Часто в ответ на подобные рассуждения я слышу сетования на то, что здесь придается слишком большое значение «фактам», тогда как религиозный язык — язык метафор и веры. И конечно, это справедливо: говоря о религии, люди действительно используют метафоры, а вера занимает здесь центральное место. Однако иудаизм и христианство придают огромное значение творению — тому, что Бог создал мир пространства, времени и материи и желает его исправить. Поэтому происходящее в этом реальном мире имеет значение. Если кто–то обвинит казначея церкви в том, что тот похитил деньги, мы вряд ли спросим: «Вы подразумеваете под этим обвинением некий метафорический смысл?» Мы захотим узнать, произошло это на самом деле или нет. Когда мы читаем Писание, нам важно научиться воспринимать притчи именно как притчи. «Истина» притчи о блудном сыне ни в коей мере не зависит от доказательств исторической достоверности описываемых там событий. Но не менее важно, читая Писание, не забывать и о другом: если автор хочет рассказать о том, что действительно произошло, не следует понимать это как притчу. «Истина» рассказа о распятии будет поколеблена, если удастся доказать, что Иисус умер от воспаления легких в Галилее, несмотря на то, что рассказ о распятии пробуждает метафорические отголоски в умах древних или современных людей. То же самое можно сказать и об «истине» истории о воскресении. Если этого не происходило, она не истинна. И тот факт, что истина о воскресении Иисуса полна метафорического смысла и символизма, не означает, что она сводится только к последним. Нам надо овладеть обоими этими умениями, а не каким–то одним из них: мы должны читать притчу как притчу, а историческое повествование как историческое повествование.

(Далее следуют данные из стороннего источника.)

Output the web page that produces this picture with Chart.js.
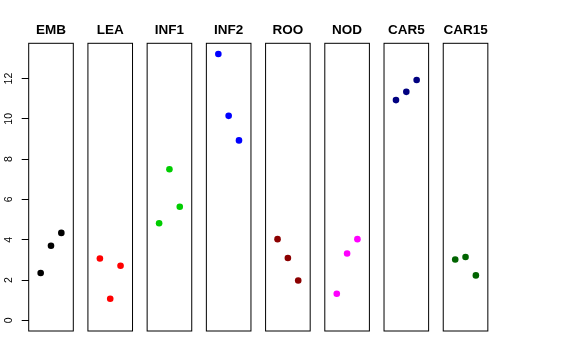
<!DOCTYPE html>
<html>
<head>
<meta charset="utf-8">
<script src="https://cdn.jsdelivr.net/npm/chart.js@4"></script>
<style>
  html, body { margin: 0; padding: 0; background: #fff; }
  #wrap { position: relative; width: 576px; height: 360px; overflow: hidden; }
  #wrap canvas { position: absolute; top: 0; }
</style>
</head>
<body>
<div id="wrap"></div>
<script>
// ---- data ----
const panels = ["EMB", "LEA", "INF1", "INF2", "ROO", "NOD", "CAR5", "CAR15"];
const xIndex = [1, 2, 3];
const EMB   = [2.35, 3.70, 4.34];
const LEA   = [3.07, 1.07, 2.71];
const INF1  = [4.82, 7.50, 5.64];
const INF2  = [13.22, 10.15, 8.93];
const ROO   = [4.03, 3.09, 1.98];
const NOD   = [1.32, 3.32, 4.03];
const CAR5  = [10.93, 11.34, 11.93];
const CAR15 = [3.02, 3.14, 2.23];
const seriesValues = [EMB, LEA, INF1, INF2, ROO, NOD, CAR5, CAR15];
const pointColors = ["#000000", "#FF0000", "#00CD00", "#0000FF", "#8B0000", "#FF00FF", "#000080", "#006400"];
const yTicks = [0, 2, 4, 6, 8, 10, 12];

// ---- layout ----
const H = 360;
const firstLeft = 28.7, pitch = 59.22, boxW = 44.6, margin = 7;
const areaTop = 43.3, areaBottom = 331;
const yMin = -0.53, yMax = 13.75;
const xMin = -0.16, xMax = 4.16;
const FONT = '"Liberation Sans", Arial, Helvetica, sans-serif';

const boxPlugin = {
  id: 'box',
  afterDraw(chart) {
    const a = chart.chartArea, ctx = chart.ctx;
    ctx.save();
    ctx.strokeStyle = '#000';
    ctx.lineWidth = 1;
    ctx.strokeRect(a.left, a.top, a.right - a.left, a.bottom - a.top);
    ctx.restore();
  }
};

const wrap = document.getElementById('wrap');
panels.forEach((name, i) => {
  const showY = i === 0;
  const boxLeft = firstLeft + pitch * i;
  let cLeft, cWidth, padL, padR;
  if (showY) {
    cLeft = 0; cWidth = 80; padL = 0; padR = cWidth - (boxLeft + boxW);
  } else {
    cLeft = Math.round(boxLeft) - margin;
    cWidth = Math.ceil(boxW) + 2 * margin;
    padL = boxLeft - cLeft;
    padR = cWidth - padL - boxW;
  }
  const cv = document.createElement('canvas');
  cv.width = cWidth; cv.height = H;
  cv.style.width = cWidth + 'px'; cv.style.height = H + 'px';
  cv.style.left = cLeft + 'px';
  wrap.appendChild(cv);
  new Chart(cv, {
    type: 'scatter',
    data: {
      datasets: [{
        data: xIndex.map((x, k) => ({ x: x, y: seriesValues[i][k] })),
        backgroundColor: pointColors[i],
        borderColor: pointColors[i],
        pointRadius: 3.3,
        pointBorderWidth: 0
      }]
    },
    options: {
      responsive: false,
      animation: false,
      devicePixelRatio: 1,
      layout: {
        padding: { left: padL, right: padR, top: 0, bottom: H - areaBottom }
      },
      plugins: {
        legend: { display: false },
        tooltip: { enabled: false },
        title: {
          display: true,
          text: name,
          fullSize: !showY,
          color: '#000',
          font: { family: FONT, size: 13.5, weight: 'bold' },
          padding: { top: 22, bottom: areaTop - 22 - 13.5 * 1.2 }
        }
      },
      scales: {
        x: {
          type: 'linear',
          display: false,
          min: xMin, max: xMax
        },
        y: {
          type: 'linear',
          display: showY,
          min: yMin, max: yMax,
          afterBuildTicks(scale) { scale.ticks = yTicks.map(v => ({ value: v })); },
          afterFit(scale) { if (showY) scale.width = firstLeft; },
          border: { display: false },
          grid: { drawOnChartArea: false, drawTicks: true, tickLength: 7, color: '#000', lineWidth: 1 },
          ticks: {
            color: '#000',
            font: { family: FONT, size: 10.5 },
            minRotation: 90, maxRotation: 90,
            crossAlign: 'center',
            padding: 7,
            callback: v => String(v)
          }
        }
      }
    },
    plugins: [boxPlugin]
  });
});
</script>
</body>
</html>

Все это подводит нас вплотную к самому последнему вопросу. На мой взгляд, можно считать пустую гробницу и явления Иисуса обоснованными историческими фактами. Только они позволяют объяснить как странные характеристики пасхальных повествований, так и видоизменения иудейских представлений, которые так быстро возникли у христиан. Как же мы теперь объясним эти данные? Часто историкам приходится что–либо объяснять, ссылаясь на наилучшее объяснение из возможных. Допустим, я, археолог, нашел при раскопках две колонны определенного типа и предполагаю, что, возможно, когда–то они соединялись аркой; затем я открываю свои руководства и нахожу, что подобного типа колонны обычно несли на себе арку, а затем, в случае удачи, при дальнейших раскопках я нахожу арку, подобную тем, что описаны в книгах, — я говорю, что дело закончено, данная гипотеза работает, а эти колонны действительно некогда поддерживали арку. Мы обращаемся к наилучшему объяснению из возможных: данная арка покоилась на этих колоннах.

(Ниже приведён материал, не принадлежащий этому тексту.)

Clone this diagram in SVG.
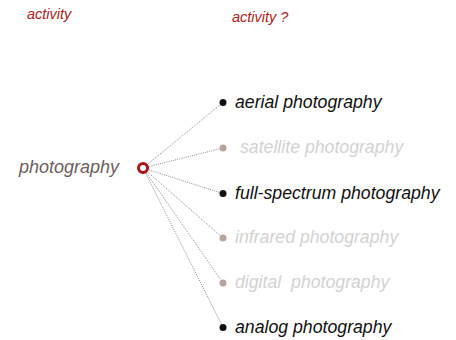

И вот, вполне отдавая себе отчет, что это не «доказательство» воскресения Иисуса, я могу заявить, что изучил все возможные арки, которые, по мнению ученых, могли бы соединять эти две колонны (пустую гробницу и явления Иисуса) и не нашел ничего, что могло бы дать хоть сколько–нибудь правдоподобное объяснение этим феноменам, за исключением следующего: Иисус из Назарета был действительно воздвигнут из мертвых на третий день, оставив пустую гробницу и восстав для нового воплощенного существования, пройдя через смерть и выйдя с другой ее стороны, чтобы перейти к новой телесной жизни после короткого периода «жизни после смерти». Конечно, рассказы об этом событии непоследовательны, как показания очевидцев, собранные в «Кочерге Витгенштейна», но таковы любые рассказы свидетелей. Это не означает, что ничего не происходило. Напротив, это говорит о том, что произошедшее было столь ярким и драматичным, что оно сразу породило взволнованные и, быть может, сбивчивые рассказы.

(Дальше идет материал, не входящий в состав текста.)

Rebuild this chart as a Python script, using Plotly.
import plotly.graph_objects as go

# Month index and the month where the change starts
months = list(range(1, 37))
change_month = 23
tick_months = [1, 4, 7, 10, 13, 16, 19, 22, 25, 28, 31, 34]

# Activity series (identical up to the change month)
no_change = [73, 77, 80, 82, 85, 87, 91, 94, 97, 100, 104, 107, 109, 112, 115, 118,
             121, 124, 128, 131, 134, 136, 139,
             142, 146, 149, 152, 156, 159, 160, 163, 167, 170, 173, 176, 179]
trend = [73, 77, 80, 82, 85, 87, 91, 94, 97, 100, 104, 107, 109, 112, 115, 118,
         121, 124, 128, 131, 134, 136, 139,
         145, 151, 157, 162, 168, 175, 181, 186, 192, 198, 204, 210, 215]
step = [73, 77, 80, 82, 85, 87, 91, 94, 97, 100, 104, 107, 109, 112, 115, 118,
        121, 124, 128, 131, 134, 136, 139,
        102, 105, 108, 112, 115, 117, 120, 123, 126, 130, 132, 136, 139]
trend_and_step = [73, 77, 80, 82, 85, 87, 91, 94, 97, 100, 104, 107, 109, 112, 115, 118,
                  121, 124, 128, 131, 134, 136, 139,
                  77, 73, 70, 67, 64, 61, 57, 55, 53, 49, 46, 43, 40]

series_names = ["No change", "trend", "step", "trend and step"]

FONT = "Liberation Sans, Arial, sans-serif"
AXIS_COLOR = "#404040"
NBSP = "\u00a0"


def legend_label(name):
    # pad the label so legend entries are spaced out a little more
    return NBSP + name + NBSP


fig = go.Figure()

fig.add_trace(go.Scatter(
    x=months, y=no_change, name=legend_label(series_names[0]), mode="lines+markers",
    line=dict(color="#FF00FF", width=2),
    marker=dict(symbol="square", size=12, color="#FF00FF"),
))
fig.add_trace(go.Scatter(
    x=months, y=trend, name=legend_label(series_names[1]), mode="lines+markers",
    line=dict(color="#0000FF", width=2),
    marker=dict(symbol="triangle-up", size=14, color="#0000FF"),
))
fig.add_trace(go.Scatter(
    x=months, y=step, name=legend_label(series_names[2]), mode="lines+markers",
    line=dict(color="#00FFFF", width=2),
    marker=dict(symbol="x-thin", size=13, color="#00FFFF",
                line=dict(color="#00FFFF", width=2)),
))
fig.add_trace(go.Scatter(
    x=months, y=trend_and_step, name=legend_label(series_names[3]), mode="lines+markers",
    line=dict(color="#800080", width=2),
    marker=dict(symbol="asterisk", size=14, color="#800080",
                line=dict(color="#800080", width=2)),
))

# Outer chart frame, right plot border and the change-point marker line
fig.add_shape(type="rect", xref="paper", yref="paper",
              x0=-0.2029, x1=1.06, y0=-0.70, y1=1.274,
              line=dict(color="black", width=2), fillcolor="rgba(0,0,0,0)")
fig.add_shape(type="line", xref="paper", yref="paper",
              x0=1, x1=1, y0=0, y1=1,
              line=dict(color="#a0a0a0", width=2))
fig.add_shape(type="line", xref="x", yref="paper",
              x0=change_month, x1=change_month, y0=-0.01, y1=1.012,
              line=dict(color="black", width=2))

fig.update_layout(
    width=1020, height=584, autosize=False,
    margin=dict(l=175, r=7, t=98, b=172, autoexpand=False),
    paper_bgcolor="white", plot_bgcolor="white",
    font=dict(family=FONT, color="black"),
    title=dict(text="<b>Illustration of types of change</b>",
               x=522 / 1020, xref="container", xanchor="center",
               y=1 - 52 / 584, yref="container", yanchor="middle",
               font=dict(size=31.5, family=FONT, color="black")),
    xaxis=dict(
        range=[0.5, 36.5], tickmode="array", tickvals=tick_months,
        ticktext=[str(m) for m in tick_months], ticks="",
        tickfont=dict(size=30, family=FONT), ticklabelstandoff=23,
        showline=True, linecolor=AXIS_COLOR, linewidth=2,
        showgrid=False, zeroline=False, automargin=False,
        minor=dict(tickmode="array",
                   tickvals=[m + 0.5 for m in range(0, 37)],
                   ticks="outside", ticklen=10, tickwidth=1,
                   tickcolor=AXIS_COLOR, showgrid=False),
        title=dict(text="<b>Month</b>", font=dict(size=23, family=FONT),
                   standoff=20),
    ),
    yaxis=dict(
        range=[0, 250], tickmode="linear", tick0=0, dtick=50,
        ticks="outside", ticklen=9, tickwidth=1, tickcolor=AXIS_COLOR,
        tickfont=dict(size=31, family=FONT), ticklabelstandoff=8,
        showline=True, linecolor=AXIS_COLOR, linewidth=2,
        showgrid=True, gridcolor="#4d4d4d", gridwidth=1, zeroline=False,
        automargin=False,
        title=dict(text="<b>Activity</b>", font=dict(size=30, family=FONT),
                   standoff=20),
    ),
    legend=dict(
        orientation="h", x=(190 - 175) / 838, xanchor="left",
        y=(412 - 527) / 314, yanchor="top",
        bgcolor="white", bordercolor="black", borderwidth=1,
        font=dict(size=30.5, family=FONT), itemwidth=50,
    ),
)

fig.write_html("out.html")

И снова повторю: я не считаю, что это (если можно так выразиться) математическое доказательство воскресения Иисуса. Некоторые богословы начинают нервничать, услышав такое утверждение. Они думают, что, обращаясь к историческому методу Просвещения, чтобы исследовать Пасху, ставишь этот метод на место Бога и стремишься подчинить ему все остальное. Но здесь я этого не делаю. Здесь мы соприкасаемся с вопросом мировоззрения, а для подобных вопросов не существует нейтральной позиции. Сами по себе исторические аргументы не способны заставить ни одного человека поверить в то, что Иисус был воздвигнут от смерти. Однако историческая аргументация позволяет расчистить заросли, в которых прячется скептицизм любого рода. Гипотеза, что Иисус был физически воскрешен из мертвых, с непревзойденной убедительностью объясняет исторические сведения, касающиеся возникновения христианства. Разумеется, эта мысль бросает вызов на уровне мировоззрения — вызов личный, социальный, культурологический и политический, — но это не должно нам помешать отнестись к данному вопросу со всей серьезностью.